Os principais dirigentes do PS fugiram para o Norte, em parte numa reacção de pânico, mas em parte também com a determinação inflexível de marchar sobre Lisboa, de que Mário Soares viria a vangloriar-se mais tarde. Davam assim o primeiro passo para a guerra civil com o apoio já apalavrado das potências da NATO. Tal como Spínola se precipitara em Março ao mandar bombardear o Ralis, o PS precipitou-se também em Novembro ao traçar o cenário da “Comuna de Lisboa”, atacada a partir do Norte.

A contra-revolução e os seus cavalos de Tróia

Quem manteve a cabeça fria e permaneceu na capital a tecer a teia contra-revolucionária foi o presidente da República, general Costa Gomes. Como tal, no momento decisivo em que Soares recaía no método spinolista, foi Costa Gomes quem ficou como verdadeiro agente da estratégia de Carlucci. Melhor do que ninguém, o velho guerreiro colonial conhecia os pontos fracos do adversário.

Costa Gomes sabia que as massas na rua podiam ser enviadas para casa pelo PCP e pela Intersindical. Mandou então dar a Álvaro Cunhal todas as garantias que ele queria ouvir sobre o futuro do partido – algo que, aliás, o fiador das promessas, Melo Antunes, depois se empenhou em cumprir. Em breve o PCP mandou de volta para casa os trabalhadores organizados. A partir daí, as únicas manifestações que continuavam a realizar-se eram da direita, como na Base de Monte Real, cercando os paraquedistas, incutindo-lhes a impopularidade da sua acção e desmoralizando-os.

Costa Gomes também conhecia a inconsistência da esquerda militar. Intimou Otelo a apresentar-se no Palácio da Presidência, o que foi unanimemente entendido no Copcon como uma ordem de prisão. Otelo desmontou do cavalo branco e foi a correr entregar-se. Em Belém, aliás, não se limitou a desempenhar o papel de prisioneiro: ao comandante do Forte de Almada deu ordens para impedir, se necessário a tiro, qualquer tentativa dos trabalhadores concentrados à porta para obterem armas na unidade.

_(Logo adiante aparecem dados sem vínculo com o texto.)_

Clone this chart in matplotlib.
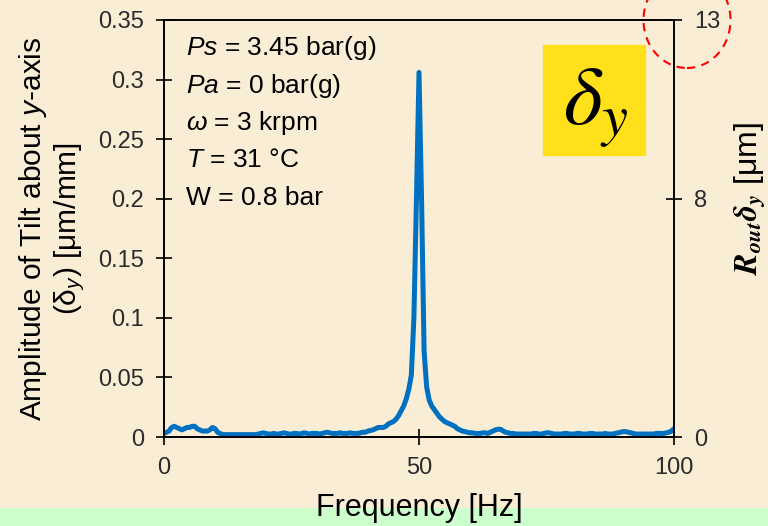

Mas o principal problema da capitulação de Otelo foi a desarticulação da cadeia de comando do Copcon. A partir daí, estavam condenadas ao fracasso as tentativas de Varela Gomes e Dinis de Almeida para articularem uma resistência ao estado de sítio. Entre a capitulação de Otelo e as directivas desmobilizadoras do PCP, não surpreende que o corpo de fuzileiros tenha optado pela neutralidade.

Neste quadro, ganhou protagonismo o Regimento de Comandos, que não teria possibilidades de sucesso contra uma força coordenada de paraquedistas, fuzileiros e outras unidades. Perante tropas revolucionárias divididas e paralisadas, os comandos foram obtendo, uma após outra, a entrega de posições ou a rendição dessas tropas: paraquedistas em Monsanto, Polícia Militar na Ajuda, etc.

A superioridade material da esquerda militar de nada valeu contra os 600 mercenários dispostos a tudo sob a direcção de Jaime Neves. Era bem a antítese do que se tinha passado no 25 de Abril de 1974, quando as tropas desmoralizadas da ditadura tiveram de recuar perante a coluna mal armada e mal treinada, mas fortemente motivada, de Salgueiro Maia.

Ao fim de um ano e meio e da experiência intensa vivida nesse lapso de tempo, as forças revolucionárias só poderiam ser motivadas pela clareza de objectivos, pela identificação com as reivindicações do proletariado, e por um sistema de organizações de democracia directa, que se impusesse como a natural autoridade política da revolução e que tivesse criado a sua própria cadeia de comando. Todos esses factores faltaram ao encontro.